President Obama's speech at a Democratic Governors Association fundraiser in D.C. last night contained a key pearl of political wisdom for his party. Here it is:
If there’s one message I want to deliver today to every Democrat and every person who’s interested in supporting Democratic policies, it’s that you got to pay attention to the states. You have to stay focused on what’s happening in the states, and you especially have to pay attention to what’s happening in the states during midterm elections. Because we know how to win national elections, but all too often, it’s during these midterms where we end up getting ourselves into trouble, because I guess we don’t think it’s sexy enough. But the fact of the matter is, is that that’s where so much of the action is.
Obama is exactly right. His party -- from the donor community to the activists -- gets very excited about presidential elections but tends to lose interest (at least when compared to Republicans) in midterm elections. Put another way: Democrats love the Super Bowl; they are less attracted to the mid-season game between two teams they probably haven't heard of. (Browns-Vikings...it's fantastic!) Young people -- a key pillar of the Obama coalition -- tend to stray from politics during midterms. Attempts by Democratic operatives in past midterm elections to build outside organizations to battle conservative groups on the airwaves fizzled for lack of interest. And so on and so forth.
That lack of focus/interest has hurt Democrats nationally far more than the average person -- or even the average political junkie -- understands. The 2010 election is a perfect example of this reality. While most people focus on the 63-seat Republican gain that brought them control of the House, what often gets lost is the remarkable turnover in governorships and state legislatures.

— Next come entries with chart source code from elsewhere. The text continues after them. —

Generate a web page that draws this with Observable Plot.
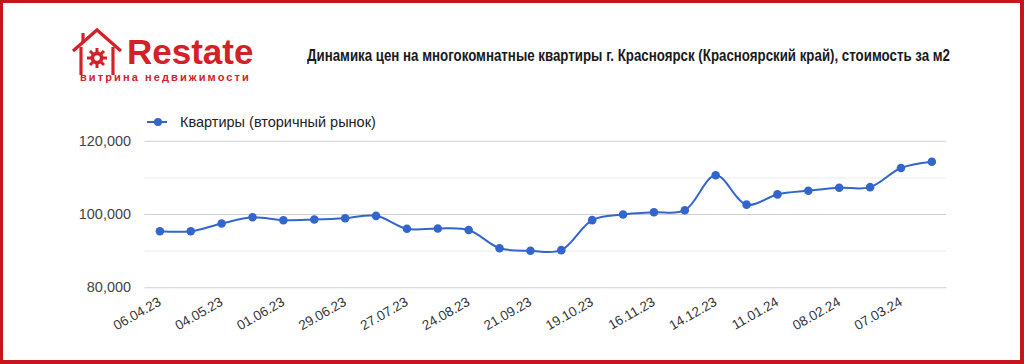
<!DOCTYPE html>
<html>
<head>
<meta charset="utf-8">
<script src="https://cdn.jsdelivr.net/npm/d3@7"></script>
<script src="https://cdn.jsdelivr.net/npm/@observablehq/plot@0.6"></script>
<style>
  html, body { margin: 0; padding: 0; background: #fff; }
  #frame {
    position: relative; width: 1024px; height: 364px; box-sizing: border-box;
    border-style: solid; border-color: #c4161c; border-width: 3px 4px 4px 3px;
    background: #fff; overflow: hidden; font-family: "Liberation Sans", Arial, sans-serif;
  }
  #logo { position: absolute; left: 66px; top: 22px; }
  #title {
    position: absolute; left: 304px; top: 43px; white-space: nowrap;
    font-family: "Liberation Sans", Arial, sans-serif;
    font-weight: bold; font-size: 17px; color: #1a1a1a; transform-origin: 0 50%;
  }
  #legend {
    position: absolute; left: 142px; top: 111px; display: flex; align-items: center;
    font-size: 14.5px; color: #222;
  }
  #chart { position: absolute; left: -3px; top: 94px; }
</style>
</head>
<body>
<div id="frame">
  <div id="logo">
    <svg width="190" height="66" viewBox="0 0 190 66">
      <g stroke="#d42027" fill="none" stroke-width="3.2" stroke-linejoin="miter">
        <polyline points="4,26 28,5 52,26"/>
        <line x1="12" y1="22" x2="12" y2="50"/>
        <line x1="44" y1="22" x2="44" y2="50"/>
        <line x1="14" y1="8" x2="14" y2="17"/>
      </g>
      <g fill="#d42027">
        <circle cx="28" cy="33" r="6.5"/>
        <g stroke="#d42027" stroke-width="3">
          <line x1="28" y1="23" x2="28" y2="43"/>
          <line x1="18" y1="33" x2="38" y2="33"/>
          <line x1="21" y1="26" x2="35" y2="40"/>
          <line x1="35" y1="26" x2="21" y2="40"/>
        </g>
        <circle cx="28" cy="33" r="2.8" fill="#fff"/>
      </g>
      <path d="M80,1 A9,9 0 0 1 92,15 A7.5,7.5 0 0 0 80,1 Z" fill="#c8c8c8"/>
      <text x="58" y="39" font-family="Liberation Sans, Arial, sans-serif" font-weight="bold" font-size="35" fill="#d42027">Restate</text>
      <text x="11" y="56" font-family="Liberation Sans, Arial, sans-serif" font-weight="bold" font-size="11" letter-spacing="2.1" fill="#d42027">витрина недвижимости</text>
    </svg>
  </div>
  <div id="title">Динамика цен на многокомнатные квартиры г. Красноярск (Красноярский край), стоимость за м2</div>
  <div id="legend">
    <svg width="30" height="14"><line x1="2" y1="7" x2="22" y2="7" stroke="#3366cc" stroke-width="2"/><circle cx="13" cy="7" r="4" fill="#3366cc"/></svg>
    <span style="margin-left:5px">Квартиры (вторичный рынок)</span>
  </div>
  <div id="chart"></div>
</div>
<script>
const dates = [
  "06.04.23","20.04.23","04.05.23","18.05.23","01.06.23","15.06.23","29.06.23","13.07.23",
  "27.07.23","10.08.23","24.08.23","07.09.23","21.09.23","05.10.23","19.10.23","02.11.23",
  "16.11.23","30.11.23","14.12.23","28.12.23","11.01.24","25.01.24","08.02.24","22.02.24",
  "07.03.24","21.03.24"
];
const prices = [
  95450, 95450, 97550, 99270, 98450, 98640, 99000, 99640,
  96100, 96190, 95770, 90810, 90090, 90270, 98470, 100000,
  100630, 101170, 110720, 102700, 105500, 106490, 107300, 107480,
  112700, 114410
];
const seriesName = "Квартиры (вторичный рынок)";
const xTickLabels = dates.filter((d, i) => i % 2 === 0);
const yMajorTicks = [80000, 100000, 120000];
const yMinorTicks = [90000, 110000];

const data = dates.map((d, i) => ({date: d, price: prices[i], series: seriesName}));

const chart = Plot.plot({
  width: 1024,
  height: 250,
  marginLeft: 160,
  marginRight: 89,
  marginTop: 44,
  marginBottom: 59,
  style: {background: "transparent", fontFamily: "Liberation Sans, Arial, sans-serif"},
  x: {type: "point", domain: dates, padding: 0, axis: null},
  y: {domain: [80000, 120000], axis: null},
  marks: [
    Plot.ruleY(yMinorTicks, {stroke: "#ebebeb", strokeWidth: 1, insetLeft: -15, insetRight: -15}),
    Plot.ruleY(yMajorTicks, {stroke: "#d0d0d0", strokeWidth: 1, insetLeft: -15, insetRight: -15}),
    Plot.axisY({ticks: yMajorTicks, tickSize: 0, tickPadding: 29, tickFormat: d3.format(","),
      fontSize: 14.5, fill: "#444", label: null}),
    Plot.axisX({ticks: xTickLabels, tickSize: 0, tickPadding: 13, tickRotate: -30,
      fontSize: 13.5, fill: "#333", label: null}),
    Plot.line(data, {x: "date", y: "price", curve: "catmull-rom", stroke: "#3366cc", strokeWidth: 2}),
    Plot.dot(data, {x: "date", y: "price", r: 4.3, fill: "#3366cc"})
  ]
});
document.getElementById("chart").appendChild(chart);

// fit the condensed title into its width
const title = document.getElementById("title");
const w = title.getBoundingClientRect().width;
title.style.transform = `scaleX(${643 / w})`;
</script>
</body>
</html>
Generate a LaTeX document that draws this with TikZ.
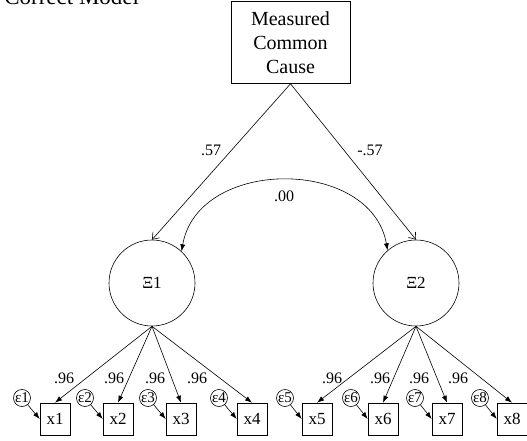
\documentclass[tikz,border=0pt]{standalone}
\usepackage{fontspec}
\setmainfont{Liberation Serif}
\usetikzlibrary{arrows.meta}
\tikzset{
  lat/.style={draw, circle, minimum size=86pt, inner sep=0pt, font=\fontsize{17}{19}\selectfont},
  obs/.style={draw, rectangle, minimum width=30pt, minimum height=32pt, inner sep=0pt, font=\fontsize{17}{19}\selectfont},
  err/.style={draw, circle, minimum size=17pt, inner sep=0pt, font=\fontsize{15}{16}\selectfont},
  lbl/.style={font=\fontsize{16}{18}\selectfont, inner sep=0pt},
  open/.style={-{Straight Barb[length=6pt,width=9pt]}},
  fill/.style={-{Latex[length=7pt,width=5pt]}},
  dbl/.style={{Latex[length=7pt,width=5pt]}-{Latex[length=7pt,width=5pt]}}
}
\begin{document}
\begin{tikzpicture}[x=1pt,y=-1pt,line width=0.6pt]
\useasboundingbox (0,0) rectangle (527,441);
\clip (0,0) rectangle (527,441);
\node[anchor=base west, inner sep=0pt, font=\fontsize{23}{26}\selectfont] (title) at (4,4.5) {Correct Model};
\node[draw, minimum width=119pt, minimum height=82pt, align=center, inner sep=0pt,
      font=\fontsize{20}{24}\selectfont] (mcc) at (290.5,42.5) {Measured\\Common\\Cause};
\node[lat] (c1) at (152,283) {Ξ1};
\node[lat] (c2) at (416,283) {Ξ2};
\draw[open] (mcc.south) -- (c1.north);
\draw[open] (mcc.south) -- (c2.north);
\node[lbl] (l57a) at (211,150) {.57};
\node[lbl] (l57b) at (370,150) {-.57};
\draw[dbl] (c1.47) .. controls (198,157) and (371,157) .. (c2.131);
\node[lbl] (l00) at (284,196) {.00};
\foreach \i/\x/\lx in {1/55/64,2/118/114,3/181/155,4/252/197}{
  \node[obs] (x\i) at (\x,419) {x\i};
  \node[err] (e\i) at (\x-33,398) {ε\i};
  \draw[fill] (c1.south) -- (x\i.north);
  \draw[fill] (e\i) -- (x\i.west);
  \node[lbl] (w\i) at (\lx,378) {.96};
}
\foreach \i/\x/\lx in {5/317/332,6/383/380,7/447/419,8/512/458}{
  \node[obs] (x\i) at (\x,419) {x\i};
  \node[err] (e\i) at (\x-32,398) {ε\i};
  \draw[fill] (c2.south) -- (x\i.north);
  \draw[fill] (e\i) -- (x\i.west);
  \node[lbl] (w\i) at (\lx,378) {.96};
}
\end{tikzpicture}
\end{document}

Republicans picked up eight governorships in 2010 -- including critical swing states like Pennsylvania, Ohio and Michigan. They also held on to the governorship in Florida. The change at the state legislative level was even more striking -- and arguably more impactful.
Here's a map of partisan control -- via the National Conference of State Legislatures -- in state legislatures across the country before the 2010 election:
And here's what that map looked like after the 2010 election:
Republicans have added over 675 seats to their ranks in this election, dramatically surpassing 1994 gains. This number could go even higher as the tallies in the undecided races are determined. The success by Republicans at the state level could give the GOP a dramatic advantage in the redistricting cycle that will start in just a few short months. The Census Bureau will deliver data to legislatures in early February. There are many caveats when it comes to redistricting, especially given the legal complexity of the task and the inevitable litigation. But Republicans are in the best shape for the decennial line-drawing they have been in since the modern era of redistricting began in the 1970s.
Boy was Storey right. Republican gains in 2010 led to a redistricting process nationwide in 2011 that entrenched the Republican House majority, making it very difficult -- though not impossible -- for Democrats to recapture the chamber any time soon.
And, the impact of the 2010 midterm elections at the gubernatorial and state legislative level also had considerable policy consequences. The most high-profile of those was Gov. Scott Walker's successful fight to outlaw collective bargaining for public sector unions in Wisconsin. More abortion restrictions were passed in state legislatures between 2011 and 2013 than in the entire previous decade combined. In the first six months of 2011 alone, six states passed stricter voter ID laws. You get the idea.
There is some evidence that Democratic donors have woken up. The Senate Majority PAC, a Democratic-aligned super PAC designed to run ads in Senate races, collected almost $9 million in 2013. House Majority PAC, a mirror group for House races, raised almost $8 million. And, because Democrats were so badly swamped in 2010 at the state and local level, the party does have ample opportunity to makes gains -- with GOP-controlled governors in Pennsylvania and Florida in deep trouble.
Still, most Democratic strategists -- including the current occupant of the White House -- will acknowledge that state and local contests, particularly in a midterm election, are the one place where the Republican infrastructure (funders + organizations + activists) trumps their own. And, as 2010 showed, that's a major problem for the party.